### Provided data ###

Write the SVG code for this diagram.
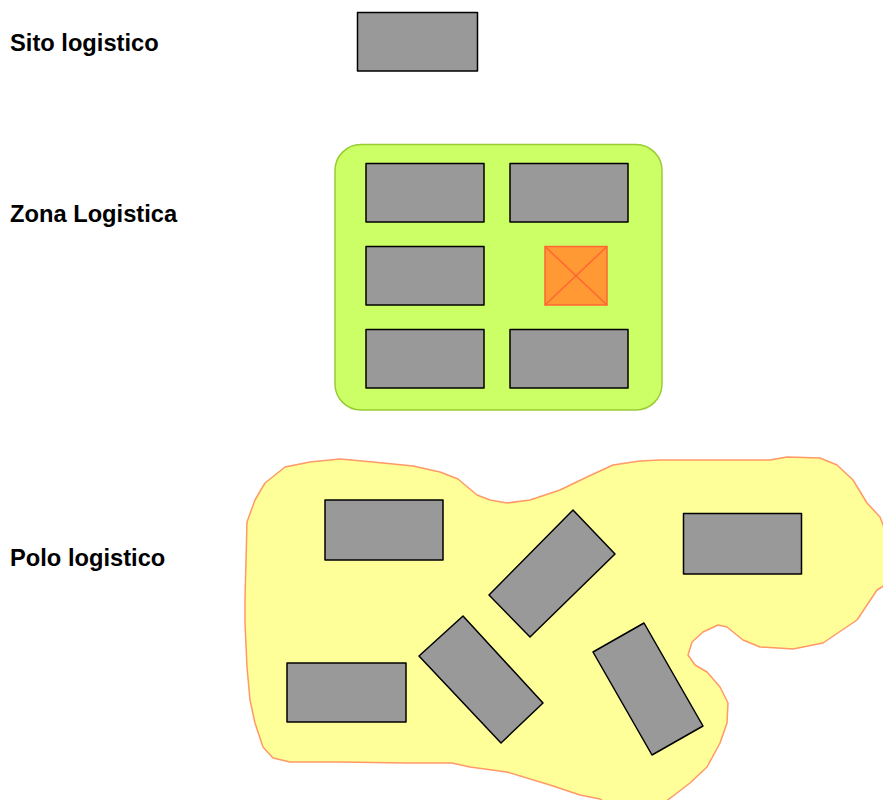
<svg xmlns="http://www.w3.org/2000/svg" width="883" height="800" viewBox="0 0 883 800">
<style>
.lbl{font-family:"Liberation Sans",Arial,sans-serif;font-weight:bold;font-size:23.7px;fill:#000}
.bld{fill:#999999;stroke:#000;stroke-width:1.5;stroke-linejoin:round}
</style>
<rect width="883" height="800" fill="#fff"/>
<g id="sito">
<text class="lbl" x="10" y="51">Sito logistico</text>
<rect class="bld" x="357.5" y="12.5" width="120" height="58.5"/>
</g>
<g id="zona">
<text class="lbl" x="10" y="222">Zona Logistica</text>
<rect x="335" y="144.5" width="327" height="265.5" rx="26" ry="26" fill="#CCFF66" stroke="#99CC33" stroke-width="1.5"/>
<rect class="bld" x="366" y="163.5" width="118" height="58.5"/>
<rect class="bld" x="510" y="163.5" width="118" height="58.5"/>
<rect class="bld" x="366" y="246.5" width="118" height="58.5"/>
<rect class="bld" x="366" y="329.5" width="118" height="58.5"/>
<rect class="bld" x="510" y="329.5" width="118" height="58.5"/>
<g id="zona-x">
<rect x="545" y="246.5" width="62" height="58.5" fill="#FF9933" stroke="#FF6633" stroke-width="1.5"/>
<path d="M545,246.5 L607,305 M607,246.5 L545,305" stroke="#FF6633" stroke-width="1.5" fill="none"/>
</g>
</g>
<g id="polo">
<text class="lbl" x="10" y="566">Polo logistico</text>
<path d="M247,522 L255,500 L265,483 L285,467 L310,462 L340,459 L373,462 L413,466 L440,472 L458,479 L465,485 L477,495 L490,500 L507,503 L530,500 L560,490 L587,477 L613,465 L640,461 L660,460 L770,460 L787,457 L820,458 L837,465 L853,480 L867,503 L880,517 L885,530 L885,585 L877,590 L857,620 L823,643 L793,649 L760,647 L743,640 L727,627 L718,625 L703,632 L692,642 L688,655 L695,665 L707,672 L720,687 L728,703 L727,723 L720,743 L707,767 L690,783 L677,793 L665,802 L655,806 L610,806 L600,799 L580,795 L550,785 L507,772 L470,767 L452,763 L407,763 L340,762 L290,762 L273,758 L263,747 L255,723 L250,700 L247,667 L245,623 L245,600 Z" fill="#FFFF99" stroke="#FF9966" stroke-width="1.5" stroke-linejoin="round"/>
<rect class="bld" x="325" y="500" width="118" height="60"/>
<rect class="bld" x="683.5" y="513.5" width="118" height="60.5"/>
<rect class="bld" x="287" y="663" width="119" height="59"/>
<polygon class="bld" points="573,510 615,554 530,637 489,595"/>
<polygon class="bld" points="463,616 543,703 501,743 419,656"/>
<polygon class="bld" points="644,623 703,726 652,755 593,652"/>
</g>
</svg>
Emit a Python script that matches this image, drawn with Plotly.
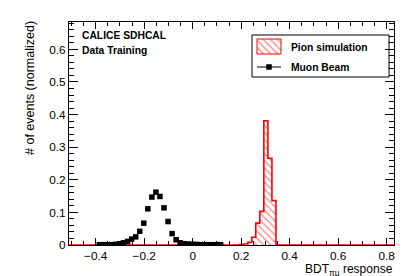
import plotly.graph_objects as go

# ---------------- data ----------------
muon_x = [-0.385, -0.3683, -0.3517, -0.335, -0.3183, -0.3017, -0.285, -0.2683,
          -0.2517, -0.235, -0.2183, -0.2017, -0.185, -0.1683, -0.1517, -0.135,
          -0.1183, -0.1017, -0.085, -0.0683, -0.0517, -0.035, -0.0183, -0.0017,
          0.015, 0.0317, 0.0483, 0.065, 0.0817, 0.0983, 0.115]
muon_y = [0.001, 0.001, 0.001, 0.001, 0.002, 0.004, 0.007, 0.011,
          0.018, 0.025, 0.042, 0.067, 0.111, 0.147, 0.162, 0.149,
          0.114, 0.072, 0.035, 0.016, 0.007, 0.004, 0.003, 0.002,
          0.002, 0.001, 0.001, 0.001, 0.001, 0.001, 0.001]

pion_edges = [0.1933, 0.21, 0.2267, 0.2433, 0.26, 0.2767, 0.2933, 0.31, 0.3267, 0.3433]
pion_y = [0.001, 0.003, 0.008, 0.024, 0.067, 0.103, 0.381, 0.266, 0.136]

x_range = [-0.51, 0.83]
y_range = [0, 0.684]

W, H = 407, 276
L, R, T, B = 61, 386, 14, 237  # plot frame in screen pixels

def px(xs):
    return (xs - L) / (R - L)

def py(ys):
    return (B - ys) / (B - T)

FONT = "Liberation Sans, Arial, Helvetica, sans-serif"
RED = "#ff0000"

# step outline for pion histogram (with zero line over full range)
sx = [x_range[0], pion_edges[0]] + pion_edges[:-1] + [pion_edges[-1], x_range[1]]
sy = [0, 0] + pion_y + [0, 0]

fig = go.Figure()
fig.add_trace(go.Scatter(
    x=sx, y=sy, mode="lines", line=dict(color=RED, width=1.6, shape="hv"),
    fill="tozeroy", fillcolor="rgba(0,0,0,0)",
    fillpattern=dict(shape="\\", fgcolor=RED, bgcolor="white", size=5, solidity=0.25),
    showlegend=False, hoverinfo="skip"))
fig.add_trace(go.Scatter(
    x=muon_x, y=muon_y, mode="markers",
    marker=dict(symbol="square", size=5.5, color="black"),
    showlegend=False))

# legend drawn on an overlay pixel axis
lx = dict(x0=249, x1=273, y0=31, y1=46)
fig.add_trace(go.Scatter(
    x=[lx["x0"], lx["x1"], lx["x1"], lx["x0"], lx["x0"]],
    y=[H - lx["y0"], H - lx["y0"], H - lx["y1"], H - lx["y1"], H - lx["y0"]],
    xaxis="x2", yaxis="y2", mode="lines", fill="toself",
    line=dict(color=RED, width=1), fillcolor="rgba(0,0,0,0)",
    fillpattern=dict(shape="\\", fgcolor=RED, bgcolor="white", size=5, solidity=0.25),
    showlegend=False, hoverinfo="skip"))
fig.add_trace(go.Scatter(
    x=[249, 273], y=[H - 59, H - 59], xaxis="x2", yaxis="y2", mode="lines",
    line=dict(color="black", width=1), showlegend=False, hoverinfo="skip"))
fig.add_trace(go.Scatter(
    x=[261], y=[H - 59], xaxis="x2", yaxis="y2", mode="markers",
    marker=dict(symbol="square", size=5.5, color="black"), showlegend=False, hoverinfo="skip"))

fig.add_shape(type="rect", xref="x2", yref="y2", x0=244, x1=381, y0=H - 27, y1=H - 69,
              line=dict(color="black", width=1), fillcolor="rgba(0,0,0,0)")

ann = []
ann.append(dict(text="<b>Pion simulation</b>", x=px(281), y=py(39), xanchor="left", yanchor="middle"))
ann.append(dict(text="<b>Muon Beam</b>", x=px(281), y=py(59), xanchor="left", yanchor="middle"))
ann.append(dict(text="<b>CALICE SDHCAL</b>", x=px(72), y=py(28), xanchor="left", yanchor="middle"))
ann.append(dict(text="<b>Data Training</b>", x=px(72), y=py(42), xanchor="left", yanchor="middle"))
for a in ann:
    a.update(xref="paper", yref="paper", showarrow=False, font=dict(family=FONT, size=10.3, color="black"))
    fig.add_annotation(**a)

fig.add_annotation(text="# of events (normalized)", x=px(22), y=py(11), xref="paper", yref="paper",
                   textangle=-90, xanchor="center", yanchor="top", showarrow=False,
                   font=dict(family=FONT, size=12.5, color="black"))
fig.add_annotation(text="BDT<sub>πμ</sub> response", x=px(387), y=py(252), xref="paper", yref="paper",
                   xanchor="right", yanchor="top", showarrow=False,
                   font=dict(family=FONT, size=12, color="black"))

axis_common = dict(showline=True, linecolor="black", linewidth=1, mirror="allticks",
                   ticks="inside", tickcolor="black", tickwidth=1, showgrid=False, zeroline=False,
                   tickfont=dict(family=FONT, size=11.8, color="black"))
fig.update_layout(
    width=W, height=H, margin=dict(l=L, r=W - R, t=T, b=H - B),
    paper_bgcolor="white", plot_bgcolor="white", showlegend=False,
    xaxis=dict(range=x_range, dtick=0.2, tick0=0, ticklen=7,
               minor=dict(ticks="inside", dtick=0.05, tick0=0, ticklen=4, tickcolor="black"),
               **axis_common),
    yaxis=dict(range=y_range, dtick=0.1, tick0=0, ticklen=9,
               minor=dict(ticks="inside", dtick=0.02, tick0=0, ticklen=5, tickcolor="black"),
               **axis_common),
    xaxis2=dict(range=[L, R], overlaying="x", visible=False, fixedrange=True),
    yaxis2=dict(range=[H - B, H - T], overlaying="y", visible=False, fixedrange=True),
)

fig.write_html("out.html")
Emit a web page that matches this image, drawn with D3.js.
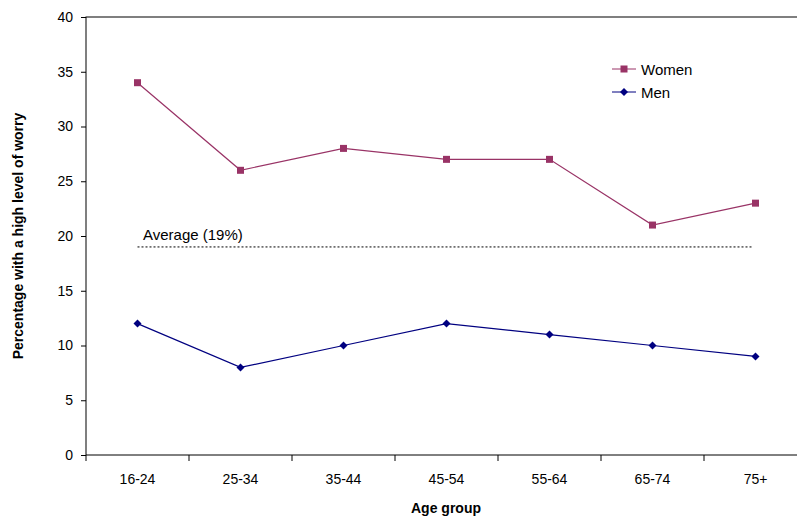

###

**Exercise description:** Only the lines between the one with "Emit a Python" and the one with "return (B - ys) / (B - T)", those two included, get copied from the material above. Keep it exact and free of pictures.

**Task answer:**
Emit a Python script that matches this image, drawn with Plotly.
import plotly.graph_objects as go

# ---------------- data ----------------
muon_x = [-0.385, -0.3683, -0.3517, -0.335, -0.3183, -0.3017, -0.285, -0.2683,
          -0.2517, -0.235, -0.2183, -0.2017, -0.185, -0.1683, -0.1517, -0.135,
          -0.1183, -0.1017, -0.085, -0.0683, -0.0517, -0.035, -0.0183, -0.0017,
          0.015, 0.0317, 0.0483, 0.065, 0.0817, 0.0983, 0.115]
muon_y = [0.001, 0.001, 0.001, 0.001, 0.002, 0.004, 0.007, 0.011,
          0.018, 0.025, 0.042, 0.067, 0.111, 0.147, 0.162, 0.149,
          0.114, 0.072, 0.035, 0.016, 0.007, 0.004, 0.003, 0.002,
          0.002, 0.001, 0.001, 0.001, 0.001, 0.001, 0.001]

pion_edges = [0.1933, 0.21, 0.2267, 0.2433, 0.26, 0.2767, 0.2933, 0.31, 0.3267, 0.3433]
pion_y = [0.001, 0.003, 0.008, 0.024, 0.067, 0.103, 0.381, 0.266, 0.136]

x_range = [-0.51, 0.83]
y_range = [0, 0.684]

W, H = 407, 276
L, R, T, B = 61, 386, 14, 237  # plot frame in screen pixels

def px(xs):
    return (xs - L) / (R - L)

def py(ys):
    return (B - ys) / (B - T)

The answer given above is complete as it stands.